Wednesday 26 March 2008

Imagine that - told off by a Labour member

There's a woman who was at school with me who has not yet seen the light and is a member of the Labour party - no hissing at the back there. She's not elected to anything and has no interest in getting elected, nor is she an office-bearer in her local branch, nor anything of that nature, she's an ordinary member of the Labour party and a thoroughly decent person. I have tried to save her without success but the road to Damascus is very long. There is still hope - do not despair!

Anyway, after my recent posting about the vacuity of Wendy Alexander's future paper which doesn't look to the future and has no original thought nor any trace of a policy or a direction or a sense of vision or an outlining of what matters to her, I received a communication from my good friend back in the land of heroes.

I have to admit to having been told off by a member of the Labour party.
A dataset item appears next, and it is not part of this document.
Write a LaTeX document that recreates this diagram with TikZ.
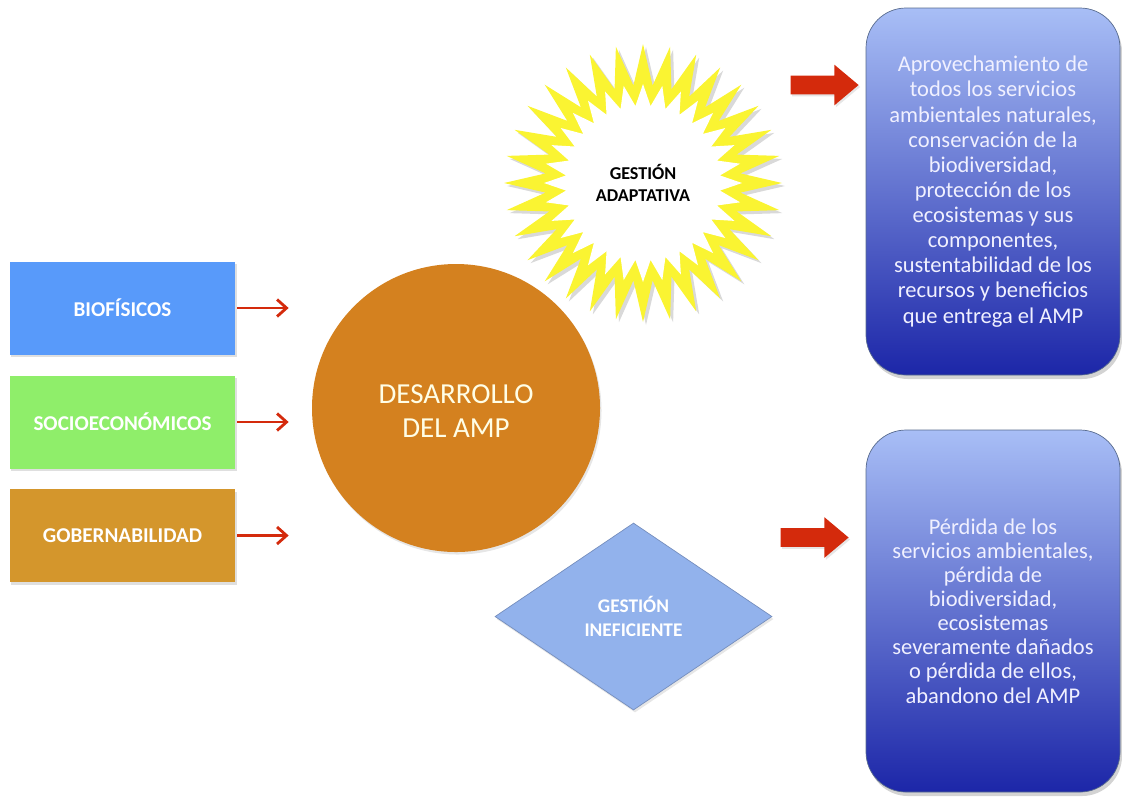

Apparently I missed Wendy's greatest sin. The Labour party was founded to seek the righting of wrongs and the levelling of society and the seeking of power was a search to find the levers to effect that change. Traditionally, Labour members sought power for what they could do and for how they could change society.

Wendy Alexander has, apparently, cocked a snook (what a lovely phrase) at that tradition and argued that the Labour party should seek power for the sake of power. She has lionised Tony Blair who argued the same thing - that power was more important than principle - and she has betrayed the generations of Labour members who went before her.
Interestingly, this is also, apparently, why so many members of the Labour party are leaving the fold and why some are actually considering voting for the SNP (they're only considering it, don't get over-excited) - because the SNP has quite clearly stuck by its principles and its beliefs even when they stood between us and power and the SNP Government has sought to deliver on those principles in power. This, apparently, stands in marked contrast to the actions of MS Alexander.

Chastised and praised at the same time. Still not saved her though - not yet.

1 comment:

Anonymous said...

You should be used to be telling off by now.